Thursday, 6 May 2010

Then what?

So, where do all the Gondolas go at night? Well, they go to the Gondola Parking Lot:

There's a small dog-leg in this canal, which allows a number of gondolas to be parked there safely overnight.

We didn't go on a gondola ride this time, but probably my all-time favourite photograph came from our visit in 2006, when we went round the back-streets of Venice with Guido (and he didn't sing, but he did tell us that there is a gondolieri for every bridge in Venice, so that's about 400 guys (but no women, apparently).

What else?  We went to Torcello, an almost empty island with two restaurants and a magnificent church, with 12th Century mosaics, and signs of the original roman flooring clearly visible for those with eyes to see.

No photos allowed inside, however, but you can see them here, a bit. 

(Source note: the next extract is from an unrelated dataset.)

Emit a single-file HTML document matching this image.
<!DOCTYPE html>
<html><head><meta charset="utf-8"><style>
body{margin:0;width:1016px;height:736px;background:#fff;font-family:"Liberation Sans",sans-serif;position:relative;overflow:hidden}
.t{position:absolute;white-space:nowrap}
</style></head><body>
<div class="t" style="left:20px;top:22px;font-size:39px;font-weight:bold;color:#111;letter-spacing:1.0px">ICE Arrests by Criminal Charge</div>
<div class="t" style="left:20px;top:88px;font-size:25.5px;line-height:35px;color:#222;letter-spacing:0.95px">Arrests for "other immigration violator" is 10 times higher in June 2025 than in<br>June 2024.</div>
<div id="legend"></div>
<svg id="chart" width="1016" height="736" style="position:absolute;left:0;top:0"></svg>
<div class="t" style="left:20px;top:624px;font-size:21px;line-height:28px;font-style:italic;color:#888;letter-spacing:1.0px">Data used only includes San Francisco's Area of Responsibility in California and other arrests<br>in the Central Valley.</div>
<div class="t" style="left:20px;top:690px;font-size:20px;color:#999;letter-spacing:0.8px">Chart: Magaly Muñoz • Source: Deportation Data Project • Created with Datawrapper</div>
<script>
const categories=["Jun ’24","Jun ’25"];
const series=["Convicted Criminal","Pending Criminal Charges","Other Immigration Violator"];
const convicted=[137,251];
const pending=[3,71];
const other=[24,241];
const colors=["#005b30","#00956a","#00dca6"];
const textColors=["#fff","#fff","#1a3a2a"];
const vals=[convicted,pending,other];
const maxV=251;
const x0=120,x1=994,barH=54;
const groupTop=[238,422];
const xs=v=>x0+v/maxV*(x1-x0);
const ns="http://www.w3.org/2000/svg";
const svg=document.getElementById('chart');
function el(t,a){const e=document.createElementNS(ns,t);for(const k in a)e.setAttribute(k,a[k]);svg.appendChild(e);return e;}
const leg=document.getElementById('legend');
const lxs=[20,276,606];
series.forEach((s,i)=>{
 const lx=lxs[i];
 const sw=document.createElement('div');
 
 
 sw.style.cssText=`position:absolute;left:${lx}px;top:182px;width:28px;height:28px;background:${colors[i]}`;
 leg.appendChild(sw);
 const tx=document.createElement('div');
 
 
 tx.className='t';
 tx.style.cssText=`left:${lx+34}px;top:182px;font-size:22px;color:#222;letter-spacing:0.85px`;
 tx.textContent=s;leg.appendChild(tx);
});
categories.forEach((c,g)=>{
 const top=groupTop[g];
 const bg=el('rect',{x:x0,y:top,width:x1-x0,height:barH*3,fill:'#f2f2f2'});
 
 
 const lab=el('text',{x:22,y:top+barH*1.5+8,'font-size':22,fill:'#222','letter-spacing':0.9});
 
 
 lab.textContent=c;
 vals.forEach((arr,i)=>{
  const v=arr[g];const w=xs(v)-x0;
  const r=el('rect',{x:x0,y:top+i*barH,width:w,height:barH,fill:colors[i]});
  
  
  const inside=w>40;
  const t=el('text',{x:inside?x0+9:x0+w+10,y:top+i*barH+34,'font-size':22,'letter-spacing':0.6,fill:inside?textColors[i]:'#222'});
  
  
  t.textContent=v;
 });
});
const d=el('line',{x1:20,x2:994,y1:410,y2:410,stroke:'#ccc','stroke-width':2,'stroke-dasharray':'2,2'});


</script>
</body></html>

On separate days we went to what Mr Golightly caustically refers to "Lace World" and "Glass World", where we had two fabulous lunches, the Burano lunch was in a scruffy looking diner with no outside tables, no tout and no multi-lingual menus.  The only clue that the food might be OK was a hand-written sign saying "Lasagne Al Forno", which literally means "to the furnace", but actually means "cooked in the oven", or, made here.  And it was, because when I asked her "fatto in casa?", she gave me a look and said "Si, certo!!".  It was about the best lasagne I've ever eaten, with a slice of proscuitto between two of the pasta layers - fabulous.  

About half way through, a woman came in with an empty plate, had a quick chat to the restaurant owner and popped back to her shop next door.  Talking to her later when I was stocking up on lace-trimmed hankies for gifts, she told us that all the locals eat there, and that it's the best food on the island, but the tourists don't go there because it looks a bit shabby.  And it was fabulous, as was the artisanal gelato we had near the boat stop - three magnificent flavours, including dark chocolate, which I smeared all over my face and didn't realise until we'd walked all the way home from the Vaporetto.

How old is this?

The Murano lunch was equally fabulous, at a restaurant we'd read about in a book called "Chow Venice" called Busa Alla Torre, where they had a fabulous Menu Turistica, for about E15.00 - I had spaghetti with clams, and a fabulous whole sea bass, which I was quite happy to fillet myself (I was well brung up, y'know...)

Mr G had a fabulous smelling bucatini with smokey pancetta, and then something that escapes me, but he assures me it too was fabulous, then I made a complete pig of myself with a piece of their homemade strawberry tart, which was fantastic, all custardy and crumbly... yum.  We walked it all off, later, by trying to find souvenirs that didn't appear in every single shop we looked at.  That was hard work, let me tell you.

Then we got the boat back to Venice and had a long nap.  

1 comment:

  1. All that food! I suppose that's what most people travel for, especially in Italy. Not much of it sounds like things I could eat and survive, best I stays home then!

    I'm sure caustic is involved in glass making, not sure about the lace though ;-)

    Where do we go next, on this vicarious tour of Italy??